Science

Smallest galaxy known could confirm how the Universe formed

By James Maynard , Jun 10, 2013 06:43 PM EDT

The smallest galaxy ever seen has just been measured, orbiting the Milky Way. This tiny companion of our own galaxy, named Segue 2, is a collection of only around 1,000 stars. The entire dwarf galaxy is just 900 times brighter than our Sun, or 20 million times dimmer than the Milky Way.

Astronomers measured this tiny collection of stars using the Keck Observatory in Hawaii. By determining the upper weight limit of 25 stars in the galaxy, the team was able to deduce that Segue 2 has only one-tenth the mass previously believed. This leads James Bullock, a cosmologist from the University of California, to believe that there could be many more such dwarf galaxies that are just slightly too dim to have been detected so far.
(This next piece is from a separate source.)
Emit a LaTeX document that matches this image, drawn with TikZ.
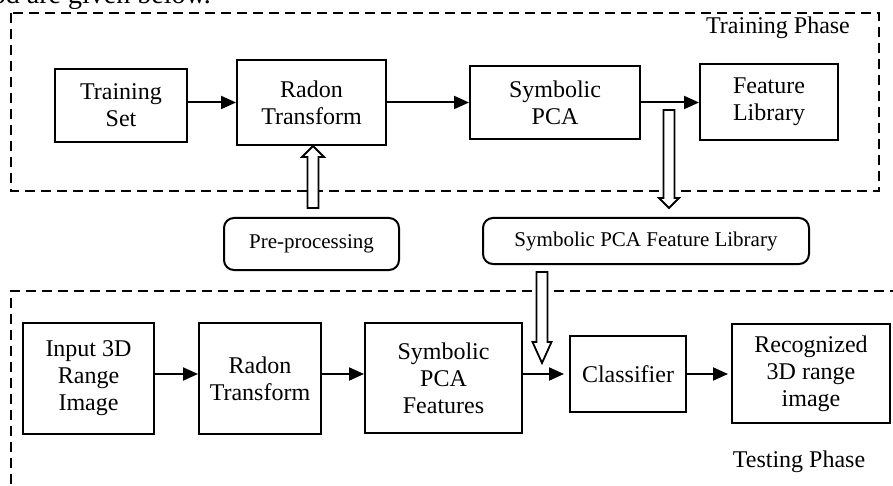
\documentclass[tikz,border=0pt]{standalone}
\usepackage{fontspec}
\setmainfont{Liberation Serif}
\usetikzlibrary{arrows.meta,calc}

% hollow block arrow: base, tip, head length, half head width
\newcommand{\hollowarrow}[4]{%
  \draw[hollow] let \p1=(#1), \p2=(#2), \n1={(\y2-\y1)/abs(\y2-\y1)} in
    ({\x1-2.75pt},\y1) -- ({\x1-2.75pt},{\y2-\n1*#3}) -- ({\x1-#4},{\y2-\n1*#3})
    -- (\x1,\y2) -- ({\x1+#4},{\y2-\n1*#3}) -- ({\x1+2.75pt},{\y2-\n1*#3})
    -- ({\x1+2.75pt},\y1) -- cycle;}

\begin{document}
\begin{tikzpicture}[x=0.5pt,y=-0.5pt,
  box/.style={draw,line width=1pt,align=center,inner sep=0pt,
    font=\fontsize{12}{13.5}\selectfont},
  rbox/.style={draw,line width=1pt,rounded corners=5pt,inner sep=0pt,
    font=\fontsize{10.5}{12}\selectfont},
  conn/.style={line width=1pt,-{Triangle[length=7.5pt,width=6.5pt]}},
  frame/.style={line width=0.75pt,dash pattern=on 5pt off 3pt},
  hollow/.style={line width=0.9pt,fill=white}]
  \useasboundingbox (0,0) rectangle (893,486);
  \node[anchor=base east,font=\fontsize{14}{16}\selectfont] (txt) at (218,4) {method are given below.};

  % training phase
  \draw[frame] (11,13) rectangle (879,191);
  \node[anchor=base,font=\fontsize{12}{13.5}\selectfont] (trp) at (778,34) {Training Phase};
  \node[box,minimum width=66pt,minimum height=36.5pt] (ts) at (121,105.5) {Training\\Set};
  \node[box,minimum width=74.5pt,minimum height=42.5pt] (rt) at (311.5,102.5) {Radon\\Transform};
  \node[box,minimum width=85pt,minimum height=36.5pt] (sp) at (555,102.5) {Symbolic\\PCA};
  \node[box,minimum width=69pt,minimum height=38pt] (fl) at (769,102) {Feature\\Library};
  \draw[conn] (ts.east |- rt.west) -- (rt.west);
  \draw[conn] (rt.east) -- (sp.west);
  \draw[conn] (sp.east) -- (fl.west |- sp.east);

  \node[rbox,minimum width=87.5pt,minimum height=26pt] (pp) at (311.5,244) {Pre-processing};
  \node[rbox,minimum width=163pt,minimum height=23pt] (sfl) at (646,241) {Symbolic PCA Feature Library};
  \coordinate (ppb) at (313,208);
  \coordinate (spb) at (669,110);
  \coordinate (spt) at (669,208);
  \hollowarrow{ppb}{rt.south -| ppb}{5.5pt}{5.5pt}
  \hollowarrow{spb}{spt}{5pt}{5pt}

  % testing phase
  \draw[frame] (900,291) -- (11,291) -- (11,500);
  \node[anchor=base,font=\fontsize{12}{13.5}\selectfont] (tep) at (799,467) {Testing Phase};
  \node[box,minimum width=65.5pt,minimum height=55.5pt] (in) at (88.5,378.5) {Input 3D\\Range\\Image};
  \node[box,minimum width=61pt,minimum height=55.5pt] (rt2) at (260,378.5) {Radon\\Transform};
  \node[box,minimum width=78.5pt,minimum height=55pt] (spf) at (443.5,378) {Symbolic\\PCA\\Features};
  \node[box,minimum width=58pt,minimum height=38pt] (cl) at (628,374) {Classifier};
  \node[box,minimum width=79pt,minimum height=49.5pt] (rec) at (811,373.5) {Recognized\\3D range\\image};
  \draw[conn] (in.east |- cl.west) -- (rt2.west |- cl.west);
  \draw[conn] (rt2.east |- cl.west) -- (spf.west |- cl.west);
  \draw[conn,shorten >=2.5pt] (spf.east |- cl.west) -- (cl.west);
  \draw[conn,shorten >=1.5pt] (cl.east) -- (rec.west |- cl.east);
  \coordinate (sfb) at (542,272);
  \coordinate (sft) at (542,363);
  \hollowarrow{sfb}{sft}{10.5pt}{4.75pt}
\end{tikzpicture}
\end{document}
"Finding a galaxy as tiny as Segue 2 is like discovering an elephant smaller than a mouse," Bullock said.

There are collections of stars around this size called star clusters. Segue 2 is classified as a galaxy and not a cluster is because it is held together by the presence of a dark matter halo, according to Evan Kirby, one of the researchers involved in the study.

This finding might also help theories regarding the formation of the Universe. The model currently favored by most astronomers would tend to produce more of these dwarf galaxies surrounding our own galaxy than we see. This is the smallest such dwarf galaxy known.

The question among astronomers as to why small collections of stars like Segue 2 are so rare "has been a major puzzle, suggesting that perhaps our theoretical understanding of structure formation in the universe was flaws in a serious way," said Bullock.

Segue 2 is so dim that it was not first seen until 2009, when it was detected as part of the Sloan Digital Sky Survey. That eight-year project, beginning in the year 2000, mapped over 930,000 galaxies.

Little was known about Segue 2 because most observatories could not make out any detail in the grouping. The Keck Observatory, a pair of telescopes each almost 33 feet in diameter, made detailed observations of the dwarf galaxy possible.

Researchers also believe that these new measurements of Segue 2 can help uncover more information about how carbon, iron and other elements necessary for life form.

Results of the finding were published in The Astrophysical Journal June 10.